### Given material

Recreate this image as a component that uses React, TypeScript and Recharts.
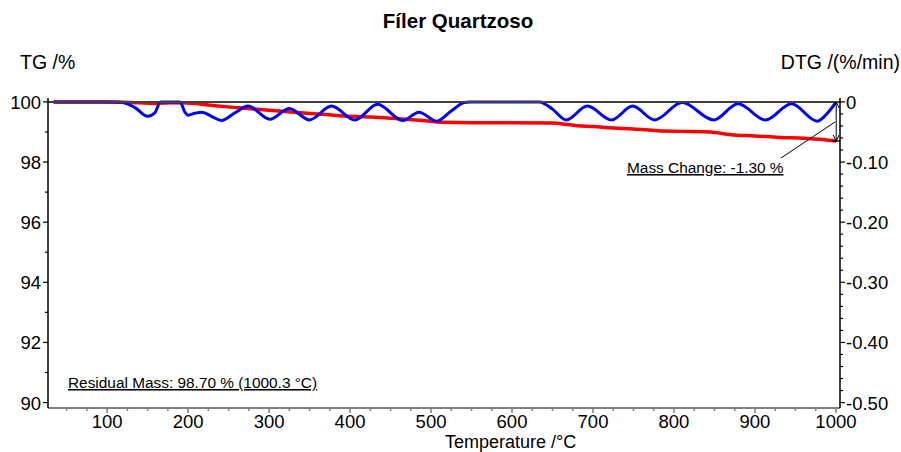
import React from "react";
import { LineChart, Line, XAxis, YAxis, ReferenceLine } from "recharts";

const FONT = "'Liberation Sans', Arial, Helvetica, sans-serif";

// TG curve (mass %, left axis)
const tgTemp = [34, 60, 100, 120, 140, 160, 180, 200, 230, 260, 300, 330, 370, 400, 430, 460, 490, 515, 550, 600, 650, 665, 680, 700, 725, 750, 780, 810, 845, 870, 900, 930, 960, 980, 1000.3];
const tgMass = [100.0, 100.0, 100.0, 99.99, 99.97, 99.95, 99.97, 99.96, 99.88, 99.81, 99.72, 99.66, 99.58, 99.52, 99.49, 99.44, 99.38, 99.32, 99.31, 99.31, 99.3, 99.26, 99.21, 99.18, 99.13, 99.1, 99.04, 99.02, 99.0, 98.91, 98.87, 98.82, 98.79, 98.76, 98.7];

// DTG curve (%/min, right axis)
const dtgTemp = [34, 113, 122, 134, 150, 159, 166, 190, 196, 200, 208, 217, 229, 241, 258, 274, 301, 325, 350, 377, 406, 434, 465, 485, 507, 525, 541, 548, 634, 650, 667, 693, 723, 749, 776, 810, 849, 879, 913, 945, 977, 990, 1000.3];
const dtgRate = [0, 0, -0.002, -0.009, -0.024, -0.018, 0, 0, -0.017, -0.022, -0.019, -0.017, -0.024, -0.031, -0.018, -0.007, -0.029, -0.011, -0.03, -0.007, -0.03, -0.004, -0.031, -0.017, -0.032, -0.015, -0.001, 0, 0, -0.012, -0.03, -0.007, -0.03, -0.007, -0.03, -0.001, -0.03, -0.003, -0.03, -0.003, -0.032, -0.018, 0];

const xMajor = [100, 200, 300, 400, 500, 600, 700, 800, 900, 1000];
const tgMajor = [90, 92, 94, 96, 98, 100];
const dtgMajor = [0, -0.1, -0.2, -0.3, -0.4, -0.5];

// annotation values
const massStart = 100;
const massEnd = 98.7;
const endTemp = 1000.3;
const massChangeText = "Mass Change: -1.30 %";
const residualText = "Residual Mass: 98.70 % (1000.3 °C)";

const xTicks: number[] = [];
for (let v = 50; v <= 1000; v += 25) xTicks.push(v);
const tgTicks: number[] = [];
for (let v = 90; v <= 100; v += 1) tgTicks.push(v);
const dtgTicks: number[] = [];
for (let i = 0; i <= 25; i++) dtgTicks.push(-i * 0.02);

const tgData = tgTemp.map((t, i) => ({ t, v: tgMass[i] }));
const dtgData = dtgTemp.map((t, i) => ({ t, v: dtgRate[i] }));

const isMajor = (arr: number[], v: number) => arr.some((m) => Math.abs(m - v) < 1e-6);

function XTick(props: any) {
  const { x, y, payload } = props;
  const major = isMajor(xMajor, payload.value);
  return (
    <g>
      <line x1={x} x2={x} y1={y} y2={y + (major ? 5 : 3)} stroke="#7f7f7f" strokeWidth={1.5} />
      {major && (
        <text x={x} y={y + 19.5} textAnchor="middle" fontSize={18.5} fontFamily={FONT} fill="#000">
          {payload.value}
        </text>
      )}
    </g>
  );
}

function TgTick(props: any) {
  const { x, y, payload } = props;
  const major = isMajor(tgMajor, payload.value);
  return (
    <g>
      <line x1={x} x2={x - (major ? 5 : 3)} y1={y} y2={y} stroke="#000" strokeWidth={1.2} />
      {major && (
        <text x={x - 7} y={y + 7} textAnchor="end" fontSize={18.5} fontFamily={FONT} fill="#000">
          {payload.value}
        </text>
      )}
    </g>
  );
}

function DtgTick(props: any) {
  const { x, y, payload } = props;
  const major = isMajor(dtgMajor, payload.value);
  const label = Math.abs(payload.value) < 1e-9 ? "0" : payload.value.toFixed(2);
  return (
    <g>
      <line x1={x} x2={x + (major ? 5 : 3)} y1={y} y2={y} stroke="#000" strokeWidth={1.2} />
      {major && (
        <text x={x + 6} y={y + 7} textAnchor="start" fontSize={18.5} fontFamily={FONT} fill="#000">
          {label}
        </text>
      )}
    </g>
  );
}

function MassArrow(props: any) {
  const { x1, y1, x2, y2 } = props;
  return (
    <g>
      <line x1={x1} y1={y1} x2={x2} y2={y2} stroke="#000" strokeWidth={1} />
      <polyline points={`${x1 - 3},${y1 + 6} ${x1},${y1} ${x1 + 3},${y1 + 6}`} fill="none" stroke="#000" strokeWidth={1} />
      <polyline points={`${x2 - 3},${y2 - 6} ${x2},${y2} ${x2 + 3},${y2 - 6}`} fill="none" stroke="#000" strokeWidth={1} />
      <line x1={x2 - 4} x2={x2 + 4} y1={y2} y2={y2} stroke="#000" strokeWidth={1.5} />
    </g>
  );
}

export default function App() {
  return (
    <div style={{ position: "absolute", left: 0, top: 0, width: 901, height: 452, background: "#fff" }}>
      <LineChart width={901} height={452} margin={{ top: 98, right: 0, bottom: 0, left: 0 }}>
        <XAxis
          type="number"
          dataKey="t"
          domain={[27, 1005]}
          allowDataOverflow
          ticks={xTicks}
          interval={0}
          height={44}
          tickSize={0}
          tickMargin={0}
          tickLine={false}
          axisLine={{ stroke: "#7f7f7f", strokeWidth: 2 }}
          tick={(p: any) => <XTick {...p} />}
        />
        <YAxis
          yAxisId="tg"
          orientation="left"
          type="number"
          domain={[89.82, 100.13]}
          allowDataOverflow
          ticks={tgTicks}
          interval={0}
          width={48}
          tickSize={0}
          tickMargin={0}
          tickLine={false}
          axisLine={{ stroke: "#000", strokeWidth: 1.5 }}
          tick={(p: any) => <TgTick {...p} />}
        />
        <YAxis
          yAxisId="dtg"
          orientation="right"
          type="number"
          domain={[-0.509, 0.0065]}
          allowDataOverflow
          ticks={dtgTicks}
          interval={0}
          width={61}
          tickSize={0}
          tickMargin={0}
          tickLine={false}
          axisLine={{ stroke: "#000", strokeWidth: 1.5 }}
          tick={(p: any) => <DtgTick {...p} />}
        />
        <Line
          yAxisId="tg"
          data={tgData}
          dataKey="v"
          type="monotone"
          stroke="#ff0000"
          strokeWidth={3.5}
          dot={false}
          isAnimationActive={false}
        />
        <Line
          yAxisId="dtg"
          data={dtgData}
          dataKey="v"
          type="monotone"
          stroke="#0000ff"
          strokeWidth={3}
          dot={false}
          isAnimationActive={false}
        />
        <ReferenceLine yAxisId="tg" y={massStart} stroke="#404040" strokeWidth={2} />
        <ReferenceLine
          yAxisId="tg"
          segment={[
            { x: endTemp, y: massStart },
            { x: endTemp, y: massEnd },
          ]}
          shape={(p: any) => <MassArrow {...p} />}
        />
      </LineChart>
      <svg
        width={901}
        height={452}
        style={{ position: "absolute", left: 0, top: 0, pointerEvents: "none" }}
        fontFamily={FONT}
      >
        <text x={458} y={28} textAnchor="middle" fontSize={20.5} fontWeight="bold" fill="#000">
          Fíler Quartzoso
        </text>
        <text x={20} y={69} fontSize={19.5} fill="#000">
          TG /%
        </text>
        <text x={900} y={69} textAnchor="end" fontSize={19.5} fill="#000">
          DTG /(%/min)
        </text>
        <text x={445} y={447.5} fontSize={18} fill="#000">
          Temperature /°C
        </text>
        <text x={68} y={388} fontSize={15.4} fill="#000" textDecoration="underline">
          {residualText}
        </text>
        <text x={627} y={173} fontSize={15.4} fill="#000" textDecoration="underline">
          {massChangeText}
        </text>
        <line x1={781} y1={158} x2={835} y2={122} stroke="#000" strokeWidth={1} />
      </svg>
    </div>
  );
}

### Short exercise
Your task is to return the lines above, from the first one up to and including the line containing "Mass: 98.70 %", minus any pictures.

### Task output
Recreate this image as a component that uses React, TypeScript and Recharts.
import React from "react";
import { LineChart, Line, XAxis, YAxis, ReferenceLine } from "recharts";

const FONT = "'Liberation Sans', Arial, Helvetica, sans-serif";

// TG curve (mass %, left axis)
const tgTemp = [34, 60, 100, 120, 140, 160, 180, 200, 230, 260, 300, 330, 370, 400, 430, 460, 490, 515, 550, 600, 650, 665, 680, 700, 725, 750, 780, 810, 845, 870, 900, 930, 960, 980, 1000.3];
const tgMass = [100.0, 100.0, 100.0, 99.99, 99.97, 99.95, 99.97, 99.96, 99.88, 99.81, 99.72, 99.66, 99.58, 99.52, 99.49, 99.44, 99.38, 99.32, 99.31, 99.31, 99.3, 99.26, 99.21, 99.18, 99.13, 99.1, 99.04, 99.02, 99.0, 98.91, 98.87, 98.82, 98.79, 98.76, 98.7];

// DTG curve (%/min, right axis)
const dtgTemp = [34, 113, 122, 134, 150, 159, 166, 190, 196, 200, 208, 217, 229, 241, 258, 274, 301, 325, 350, 377, 406, 434, 465, 485, 507, 525, 541, 548, 634, 650, 667, 693, 723, 749, 776, 810, 849, 879, 913, 945, 977, 990, 1000.3];
const dtgRate = [0, 0, -0.002, -0.009, -0.024, -0.018, 0, 0, -0.017, -0.022, -0.019, -0.017, -0.024, -0.031, -0.018, -0.007, -0.029, -0.011, -0.03, -0.007, -0.03, -0.004, -0.031, -0.017, -0.032, -0.015, -0.001, 0, 0, -0.012, -0.03, -0.007, -0.03, -0.007, -0.03, -0.001, -0.03, -0.003, -0.03, -0.003, -0.032, -0.018, 0];

const xMajor = [100, 200, 300, 400, 500, 600, 700, 800, 900, 1000];
const tgMajor = [90, 92, 94, 96, 98, 100];
const dtgMajor = [0, -0.1, -0.2, -0.3, -0.4, -0.5];

// annotation values
const massStart = 100;
const massEnd = 98.7;
const endTemp = 1000.3;
const massChangeText = "Mass Change: -1.30 %";
const residualText = "Residual Mass: 98.70 % (1000.3 °C)";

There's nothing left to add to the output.